Assistant Professor Amrita Jash from the Manipal Academy of Higher Education in India believes Brics has succeeded in representing itself as a grouping of the Global South.
“In this regard, the expansion further testifies to this logic,” she said.
For China, Brics has become all the more crucial given how it is facing backlash from issues such as rising tensions with the US and the Russia-Ukraine war, added Prof Jash, who is from the Department of Geopolitics and International Relations.
In a post on X, the site previously known as Twitter, China’s Assistant Minister of Foreign Affairs Hua Chunying on Thursday welcomed the new countries and said: “A stronger Brics will have a bigger voice.”
The current Brics members represent more than 40 per cent of the world’s population and contribute a quarter of global gross domestic product (GDP). In 2022, their combined GDP exceeded that of the G-7, although all of them still trail the G-7 countries in terms of GDP per capita.

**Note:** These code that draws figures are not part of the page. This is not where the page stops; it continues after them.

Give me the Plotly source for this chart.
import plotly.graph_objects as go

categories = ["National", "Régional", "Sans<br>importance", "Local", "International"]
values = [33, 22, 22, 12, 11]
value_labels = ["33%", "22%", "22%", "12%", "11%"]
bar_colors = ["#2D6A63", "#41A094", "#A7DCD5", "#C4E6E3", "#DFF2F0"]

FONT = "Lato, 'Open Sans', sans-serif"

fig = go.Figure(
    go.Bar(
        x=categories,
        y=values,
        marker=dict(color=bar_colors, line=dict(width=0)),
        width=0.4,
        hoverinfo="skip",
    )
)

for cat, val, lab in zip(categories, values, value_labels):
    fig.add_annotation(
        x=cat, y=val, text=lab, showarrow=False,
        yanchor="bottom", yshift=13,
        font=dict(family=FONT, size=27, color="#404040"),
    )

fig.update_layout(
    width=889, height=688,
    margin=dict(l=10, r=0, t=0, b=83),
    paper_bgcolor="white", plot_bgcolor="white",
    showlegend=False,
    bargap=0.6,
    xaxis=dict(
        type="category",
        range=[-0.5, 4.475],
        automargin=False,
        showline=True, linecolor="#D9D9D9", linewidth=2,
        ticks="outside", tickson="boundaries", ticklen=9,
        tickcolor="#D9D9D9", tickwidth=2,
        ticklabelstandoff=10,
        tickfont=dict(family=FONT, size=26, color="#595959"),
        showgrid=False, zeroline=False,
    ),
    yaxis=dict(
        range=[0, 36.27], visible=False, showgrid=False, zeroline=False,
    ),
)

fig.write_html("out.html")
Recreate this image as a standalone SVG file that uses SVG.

On Thursday, the five Brics leaders agreed to a joint declaration that called for greater representation of emerging markets and developing countries in multilateral forums and international organisations, such as the World Bank and International Monetary Fund, which have long been criticised for under-representation of the Global South.
Dr Edward Chan, a postdoctoral fellow of China studies at Australian National University, believes the expansion is a response from China and Russia, as well as other developing countries, to dissatisfaction over the existing “unfair” international order, such as in free trade and access to resources.
“Diplomatically, China does not seek to form an alliance – this has been the policy since the founding of the PRC and is likely to remain unchanged. But China is indeed looking for more supporters in the international sphere and to increase its discourse power against the Western world (and represent the ‘non-Western’ world).”
Indian Prime Minister Narendra Modi – who was seen having brief exchanges with Mr Xi at the event – said the bloc’s expansion should be an example for reforms in other global institutions that were established in the 20th century.
“The expansion and modernisation of Brics is a message that all institutions in the world need to mould themselves according to changing times.”